Do this
Take the data below and write out exactly the lines from the one with "Recreate this image" through the one with "Chart.register(...registerables);"; omit every other line.

Records provided

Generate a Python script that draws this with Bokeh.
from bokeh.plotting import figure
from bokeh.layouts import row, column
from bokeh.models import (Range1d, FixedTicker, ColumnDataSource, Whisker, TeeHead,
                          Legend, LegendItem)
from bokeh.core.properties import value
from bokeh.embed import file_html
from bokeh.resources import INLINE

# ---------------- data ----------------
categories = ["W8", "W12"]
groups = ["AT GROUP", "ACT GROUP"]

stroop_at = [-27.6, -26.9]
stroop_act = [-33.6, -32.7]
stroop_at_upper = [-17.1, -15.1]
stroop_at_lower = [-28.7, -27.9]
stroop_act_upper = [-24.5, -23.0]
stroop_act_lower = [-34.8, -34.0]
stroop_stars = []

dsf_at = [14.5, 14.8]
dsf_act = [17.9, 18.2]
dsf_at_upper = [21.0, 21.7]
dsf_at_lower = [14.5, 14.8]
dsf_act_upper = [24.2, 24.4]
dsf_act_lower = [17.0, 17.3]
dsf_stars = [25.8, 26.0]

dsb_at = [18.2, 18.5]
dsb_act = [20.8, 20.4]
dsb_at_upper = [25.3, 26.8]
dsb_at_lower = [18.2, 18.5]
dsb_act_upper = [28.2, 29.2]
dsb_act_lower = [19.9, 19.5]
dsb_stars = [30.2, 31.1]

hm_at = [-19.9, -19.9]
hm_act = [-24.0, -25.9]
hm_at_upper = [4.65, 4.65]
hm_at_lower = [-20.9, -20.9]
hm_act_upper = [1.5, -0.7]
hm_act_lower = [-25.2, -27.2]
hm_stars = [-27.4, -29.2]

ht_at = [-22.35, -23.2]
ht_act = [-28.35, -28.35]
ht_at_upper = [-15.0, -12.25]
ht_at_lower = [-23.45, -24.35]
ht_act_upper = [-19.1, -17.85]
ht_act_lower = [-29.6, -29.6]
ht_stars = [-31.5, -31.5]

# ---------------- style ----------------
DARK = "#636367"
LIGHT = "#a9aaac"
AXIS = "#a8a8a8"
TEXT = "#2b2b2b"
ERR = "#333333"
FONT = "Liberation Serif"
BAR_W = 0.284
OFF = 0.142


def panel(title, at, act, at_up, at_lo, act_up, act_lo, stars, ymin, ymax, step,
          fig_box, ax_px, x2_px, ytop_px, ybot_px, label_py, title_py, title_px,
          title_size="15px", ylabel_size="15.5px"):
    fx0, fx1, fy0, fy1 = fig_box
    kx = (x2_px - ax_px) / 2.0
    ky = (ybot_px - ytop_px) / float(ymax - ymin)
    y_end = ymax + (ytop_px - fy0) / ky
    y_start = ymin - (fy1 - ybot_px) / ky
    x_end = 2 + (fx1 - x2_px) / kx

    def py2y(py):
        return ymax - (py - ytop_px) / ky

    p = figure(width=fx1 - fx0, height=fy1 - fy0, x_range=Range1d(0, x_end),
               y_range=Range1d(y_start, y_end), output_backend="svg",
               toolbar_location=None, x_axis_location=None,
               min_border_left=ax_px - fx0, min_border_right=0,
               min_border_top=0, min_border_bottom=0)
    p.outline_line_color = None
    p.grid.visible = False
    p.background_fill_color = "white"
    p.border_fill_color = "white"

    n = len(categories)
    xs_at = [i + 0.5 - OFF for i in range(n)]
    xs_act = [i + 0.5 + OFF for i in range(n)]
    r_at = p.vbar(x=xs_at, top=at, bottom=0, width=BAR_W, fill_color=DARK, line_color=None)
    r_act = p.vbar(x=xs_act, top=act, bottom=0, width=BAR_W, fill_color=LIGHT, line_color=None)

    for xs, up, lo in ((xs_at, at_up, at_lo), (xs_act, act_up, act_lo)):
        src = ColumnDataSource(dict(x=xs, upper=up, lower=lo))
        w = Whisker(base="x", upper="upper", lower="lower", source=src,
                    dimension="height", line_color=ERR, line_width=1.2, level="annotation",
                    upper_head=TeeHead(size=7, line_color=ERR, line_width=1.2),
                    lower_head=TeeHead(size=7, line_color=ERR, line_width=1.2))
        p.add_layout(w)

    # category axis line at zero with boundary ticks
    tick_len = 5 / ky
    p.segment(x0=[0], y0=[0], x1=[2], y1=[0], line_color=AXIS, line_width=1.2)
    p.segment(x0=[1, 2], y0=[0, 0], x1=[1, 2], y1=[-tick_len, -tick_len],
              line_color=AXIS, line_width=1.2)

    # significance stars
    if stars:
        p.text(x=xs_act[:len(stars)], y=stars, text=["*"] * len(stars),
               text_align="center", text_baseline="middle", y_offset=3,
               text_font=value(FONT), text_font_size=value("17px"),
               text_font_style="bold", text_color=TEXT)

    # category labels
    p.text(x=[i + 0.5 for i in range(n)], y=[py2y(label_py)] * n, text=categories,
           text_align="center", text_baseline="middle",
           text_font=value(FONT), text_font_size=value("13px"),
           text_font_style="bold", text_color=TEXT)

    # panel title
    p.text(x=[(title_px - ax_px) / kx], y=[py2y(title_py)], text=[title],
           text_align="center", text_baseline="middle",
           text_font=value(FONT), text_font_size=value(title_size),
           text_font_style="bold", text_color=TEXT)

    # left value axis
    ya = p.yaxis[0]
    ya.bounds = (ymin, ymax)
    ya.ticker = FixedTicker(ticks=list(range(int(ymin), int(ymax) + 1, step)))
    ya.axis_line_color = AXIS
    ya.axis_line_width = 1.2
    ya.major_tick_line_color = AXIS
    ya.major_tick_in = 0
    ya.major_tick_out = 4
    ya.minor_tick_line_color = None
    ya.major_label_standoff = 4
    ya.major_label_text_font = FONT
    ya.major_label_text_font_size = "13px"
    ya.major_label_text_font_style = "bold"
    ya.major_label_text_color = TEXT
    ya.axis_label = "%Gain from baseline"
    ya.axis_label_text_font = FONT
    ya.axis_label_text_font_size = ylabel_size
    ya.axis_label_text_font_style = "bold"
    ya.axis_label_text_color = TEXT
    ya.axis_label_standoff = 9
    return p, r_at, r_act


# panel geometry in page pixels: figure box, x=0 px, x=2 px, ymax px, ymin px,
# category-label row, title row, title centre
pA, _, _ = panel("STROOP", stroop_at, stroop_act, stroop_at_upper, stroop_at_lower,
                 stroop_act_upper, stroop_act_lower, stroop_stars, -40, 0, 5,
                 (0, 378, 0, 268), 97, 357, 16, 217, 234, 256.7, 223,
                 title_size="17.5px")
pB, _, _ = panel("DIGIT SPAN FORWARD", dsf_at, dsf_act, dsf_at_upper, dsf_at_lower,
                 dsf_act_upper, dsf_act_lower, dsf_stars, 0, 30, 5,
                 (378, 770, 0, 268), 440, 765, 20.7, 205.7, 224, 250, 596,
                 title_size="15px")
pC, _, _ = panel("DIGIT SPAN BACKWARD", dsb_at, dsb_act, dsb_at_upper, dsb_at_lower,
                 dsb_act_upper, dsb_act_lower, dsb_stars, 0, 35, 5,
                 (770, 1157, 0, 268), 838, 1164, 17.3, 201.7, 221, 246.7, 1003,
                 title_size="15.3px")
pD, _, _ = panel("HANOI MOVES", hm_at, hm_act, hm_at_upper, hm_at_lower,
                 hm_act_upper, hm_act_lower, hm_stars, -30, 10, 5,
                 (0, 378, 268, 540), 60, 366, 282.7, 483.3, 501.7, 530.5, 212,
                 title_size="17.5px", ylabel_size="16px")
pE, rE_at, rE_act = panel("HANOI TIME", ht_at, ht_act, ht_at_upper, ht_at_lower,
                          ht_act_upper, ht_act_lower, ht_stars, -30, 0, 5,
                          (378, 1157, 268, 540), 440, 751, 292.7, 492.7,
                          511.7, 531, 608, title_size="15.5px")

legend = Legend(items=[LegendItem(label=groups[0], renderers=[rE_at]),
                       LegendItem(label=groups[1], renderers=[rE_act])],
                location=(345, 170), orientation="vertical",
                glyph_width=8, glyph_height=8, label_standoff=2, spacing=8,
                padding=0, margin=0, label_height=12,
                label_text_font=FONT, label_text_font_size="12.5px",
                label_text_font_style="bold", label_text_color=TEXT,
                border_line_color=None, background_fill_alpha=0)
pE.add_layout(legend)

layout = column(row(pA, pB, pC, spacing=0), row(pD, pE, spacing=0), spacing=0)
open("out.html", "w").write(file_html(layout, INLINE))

* * *

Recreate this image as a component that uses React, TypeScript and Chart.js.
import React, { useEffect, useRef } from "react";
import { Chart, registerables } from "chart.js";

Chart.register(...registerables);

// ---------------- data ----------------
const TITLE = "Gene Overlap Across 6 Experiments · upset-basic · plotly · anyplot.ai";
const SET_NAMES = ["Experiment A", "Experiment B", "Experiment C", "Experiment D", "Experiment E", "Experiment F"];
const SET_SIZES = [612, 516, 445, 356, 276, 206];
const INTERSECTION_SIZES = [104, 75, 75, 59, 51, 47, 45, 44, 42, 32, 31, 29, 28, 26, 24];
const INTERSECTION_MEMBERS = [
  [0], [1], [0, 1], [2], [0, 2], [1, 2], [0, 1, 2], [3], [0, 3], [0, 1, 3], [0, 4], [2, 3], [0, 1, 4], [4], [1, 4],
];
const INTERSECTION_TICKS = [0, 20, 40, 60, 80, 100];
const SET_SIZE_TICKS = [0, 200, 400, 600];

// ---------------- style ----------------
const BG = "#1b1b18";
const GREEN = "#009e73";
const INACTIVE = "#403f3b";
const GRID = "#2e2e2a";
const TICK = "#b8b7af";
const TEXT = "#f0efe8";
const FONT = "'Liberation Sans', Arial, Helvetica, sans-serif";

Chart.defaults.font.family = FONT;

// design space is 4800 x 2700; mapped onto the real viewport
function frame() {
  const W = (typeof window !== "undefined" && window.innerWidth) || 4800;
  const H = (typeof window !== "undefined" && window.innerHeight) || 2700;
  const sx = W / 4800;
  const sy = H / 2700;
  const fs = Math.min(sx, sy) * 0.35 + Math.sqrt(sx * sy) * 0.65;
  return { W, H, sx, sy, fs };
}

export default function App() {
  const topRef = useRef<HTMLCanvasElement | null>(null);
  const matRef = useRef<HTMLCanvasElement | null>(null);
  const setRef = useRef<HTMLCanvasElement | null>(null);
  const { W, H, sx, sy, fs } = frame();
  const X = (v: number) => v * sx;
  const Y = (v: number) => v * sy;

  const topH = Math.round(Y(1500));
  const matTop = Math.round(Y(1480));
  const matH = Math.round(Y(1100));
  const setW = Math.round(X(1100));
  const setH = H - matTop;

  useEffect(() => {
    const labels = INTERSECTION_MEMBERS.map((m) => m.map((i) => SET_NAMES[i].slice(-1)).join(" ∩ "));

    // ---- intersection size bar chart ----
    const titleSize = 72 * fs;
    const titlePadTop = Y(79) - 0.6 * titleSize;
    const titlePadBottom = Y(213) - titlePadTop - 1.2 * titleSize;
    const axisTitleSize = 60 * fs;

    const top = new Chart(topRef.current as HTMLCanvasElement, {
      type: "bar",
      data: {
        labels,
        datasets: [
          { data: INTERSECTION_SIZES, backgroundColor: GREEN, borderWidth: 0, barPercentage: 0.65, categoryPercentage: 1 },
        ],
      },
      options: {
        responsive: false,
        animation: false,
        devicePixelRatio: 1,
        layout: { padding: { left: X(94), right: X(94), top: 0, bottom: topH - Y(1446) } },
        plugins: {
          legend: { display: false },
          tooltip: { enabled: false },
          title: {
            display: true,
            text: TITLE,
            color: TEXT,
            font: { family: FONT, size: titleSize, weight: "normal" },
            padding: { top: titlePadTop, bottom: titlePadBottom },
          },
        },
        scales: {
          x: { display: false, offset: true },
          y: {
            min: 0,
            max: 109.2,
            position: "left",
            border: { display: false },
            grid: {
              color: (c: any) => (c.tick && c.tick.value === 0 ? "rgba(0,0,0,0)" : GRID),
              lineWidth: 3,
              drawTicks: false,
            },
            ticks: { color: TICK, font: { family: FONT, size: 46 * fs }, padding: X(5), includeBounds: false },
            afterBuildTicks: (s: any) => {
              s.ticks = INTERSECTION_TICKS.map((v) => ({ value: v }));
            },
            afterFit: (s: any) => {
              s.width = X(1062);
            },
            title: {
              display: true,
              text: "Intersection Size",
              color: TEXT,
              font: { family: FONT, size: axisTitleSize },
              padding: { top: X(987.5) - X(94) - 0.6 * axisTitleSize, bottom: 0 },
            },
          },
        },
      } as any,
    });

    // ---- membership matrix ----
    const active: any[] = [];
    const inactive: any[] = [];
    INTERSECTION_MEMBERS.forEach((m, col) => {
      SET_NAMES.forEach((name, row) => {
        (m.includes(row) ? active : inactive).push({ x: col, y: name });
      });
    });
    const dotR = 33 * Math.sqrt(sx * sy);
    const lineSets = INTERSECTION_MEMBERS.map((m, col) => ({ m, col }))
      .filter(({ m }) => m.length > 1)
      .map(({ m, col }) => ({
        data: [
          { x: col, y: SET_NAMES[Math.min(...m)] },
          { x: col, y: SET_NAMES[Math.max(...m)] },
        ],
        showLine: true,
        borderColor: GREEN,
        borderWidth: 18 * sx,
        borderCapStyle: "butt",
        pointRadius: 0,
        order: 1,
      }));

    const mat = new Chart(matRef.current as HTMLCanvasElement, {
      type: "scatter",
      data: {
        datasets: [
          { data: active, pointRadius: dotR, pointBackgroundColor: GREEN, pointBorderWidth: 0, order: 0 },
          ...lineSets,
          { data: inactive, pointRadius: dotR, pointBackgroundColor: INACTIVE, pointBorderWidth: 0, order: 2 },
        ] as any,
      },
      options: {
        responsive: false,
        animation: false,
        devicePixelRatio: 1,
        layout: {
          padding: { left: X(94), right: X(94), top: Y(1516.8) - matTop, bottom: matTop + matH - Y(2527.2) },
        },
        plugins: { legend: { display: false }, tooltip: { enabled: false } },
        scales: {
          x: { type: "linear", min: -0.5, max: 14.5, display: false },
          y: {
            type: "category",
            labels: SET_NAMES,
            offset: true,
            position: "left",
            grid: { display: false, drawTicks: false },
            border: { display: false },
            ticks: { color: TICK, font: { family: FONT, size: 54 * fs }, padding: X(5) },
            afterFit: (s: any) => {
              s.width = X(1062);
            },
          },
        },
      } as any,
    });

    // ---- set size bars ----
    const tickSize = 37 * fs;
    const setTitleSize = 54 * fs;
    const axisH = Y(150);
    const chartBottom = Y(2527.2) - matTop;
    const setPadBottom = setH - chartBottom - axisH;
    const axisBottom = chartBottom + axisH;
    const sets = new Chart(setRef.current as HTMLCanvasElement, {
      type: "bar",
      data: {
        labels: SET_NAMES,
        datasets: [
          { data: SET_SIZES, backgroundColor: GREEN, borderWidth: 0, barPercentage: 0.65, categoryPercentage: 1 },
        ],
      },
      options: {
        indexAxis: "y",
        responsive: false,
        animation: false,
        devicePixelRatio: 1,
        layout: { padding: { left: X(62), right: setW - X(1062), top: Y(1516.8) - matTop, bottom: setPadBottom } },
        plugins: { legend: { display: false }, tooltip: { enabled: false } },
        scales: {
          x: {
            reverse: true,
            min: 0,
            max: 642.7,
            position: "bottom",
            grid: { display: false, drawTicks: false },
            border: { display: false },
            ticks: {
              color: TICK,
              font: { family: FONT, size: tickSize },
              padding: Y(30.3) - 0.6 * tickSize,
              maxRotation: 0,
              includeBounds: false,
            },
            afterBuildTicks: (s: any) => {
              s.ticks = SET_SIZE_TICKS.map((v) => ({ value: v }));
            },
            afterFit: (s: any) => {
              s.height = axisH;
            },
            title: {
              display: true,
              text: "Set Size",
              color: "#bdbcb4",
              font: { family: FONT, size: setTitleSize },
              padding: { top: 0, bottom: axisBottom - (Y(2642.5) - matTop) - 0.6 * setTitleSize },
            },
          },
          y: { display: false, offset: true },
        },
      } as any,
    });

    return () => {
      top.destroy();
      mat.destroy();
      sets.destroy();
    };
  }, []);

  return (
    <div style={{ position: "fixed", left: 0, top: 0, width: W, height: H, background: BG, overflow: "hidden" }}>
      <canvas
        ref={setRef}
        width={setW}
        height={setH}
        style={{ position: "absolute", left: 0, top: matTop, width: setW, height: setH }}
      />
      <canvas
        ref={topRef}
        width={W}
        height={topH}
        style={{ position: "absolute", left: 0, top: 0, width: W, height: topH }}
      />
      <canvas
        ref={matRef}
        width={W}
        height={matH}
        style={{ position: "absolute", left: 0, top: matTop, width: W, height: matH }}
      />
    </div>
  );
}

==

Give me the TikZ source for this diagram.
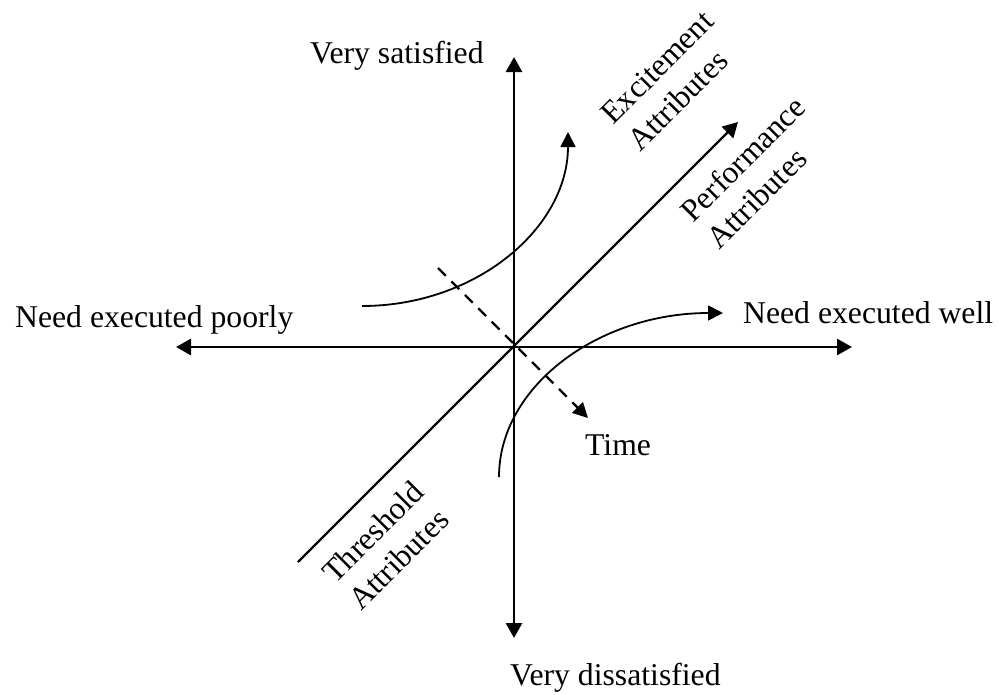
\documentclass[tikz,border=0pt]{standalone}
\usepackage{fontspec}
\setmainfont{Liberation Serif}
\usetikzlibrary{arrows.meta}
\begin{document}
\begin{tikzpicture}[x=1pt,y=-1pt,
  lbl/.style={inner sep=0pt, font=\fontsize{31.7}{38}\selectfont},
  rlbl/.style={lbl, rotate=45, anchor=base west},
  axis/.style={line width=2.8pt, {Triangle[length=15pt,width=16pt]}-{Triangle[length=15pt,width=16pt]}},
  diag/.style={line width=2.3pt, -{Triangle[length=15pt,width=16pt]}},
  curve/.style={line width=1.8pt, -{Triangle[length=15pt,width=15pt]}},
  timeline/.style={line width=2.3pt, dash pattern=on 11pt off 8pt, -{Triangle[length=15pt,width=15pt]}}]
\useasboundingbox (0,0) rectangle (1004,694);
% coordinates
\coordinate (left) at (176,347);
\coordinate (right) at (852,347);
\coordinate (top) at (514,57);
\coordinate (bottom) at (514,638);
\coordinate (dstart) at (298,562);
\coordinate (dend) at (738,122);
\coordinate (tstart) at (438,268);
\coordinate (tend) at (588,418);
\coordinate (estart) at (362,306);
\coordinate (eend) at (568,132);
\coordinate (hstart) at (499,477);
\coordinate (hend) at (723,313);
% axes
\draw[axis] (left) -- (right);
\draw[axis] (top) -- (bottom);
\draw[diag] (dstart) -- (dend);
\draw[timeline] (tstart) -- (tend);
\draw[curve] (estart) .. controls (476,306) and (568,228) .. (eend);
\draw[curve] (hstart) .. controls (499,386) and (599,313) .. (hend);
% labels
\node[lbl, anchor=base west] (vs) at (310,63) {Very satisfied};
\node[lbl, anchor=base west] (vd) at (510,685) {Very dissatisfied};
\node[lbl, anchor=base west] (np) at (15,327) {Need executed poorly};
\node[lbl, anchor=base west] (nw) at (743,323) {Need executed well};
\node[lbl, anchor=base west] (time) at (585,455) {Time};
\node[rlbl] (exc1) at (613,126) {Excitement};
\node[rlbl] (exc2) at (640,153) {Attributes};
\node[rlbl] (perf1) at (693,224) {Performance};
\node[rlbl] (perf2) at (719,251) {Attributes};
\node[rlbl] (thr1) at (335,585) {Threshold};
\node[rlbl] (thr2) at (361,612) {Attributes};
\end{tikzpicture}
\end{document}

Written answer
Recreate this image as a component that uses React, TypeScript and Chart.js.
import React, { useEffect, useRef } from "react";
import { Chart, registerables } from "chart.js";

Chart.register(...registerables);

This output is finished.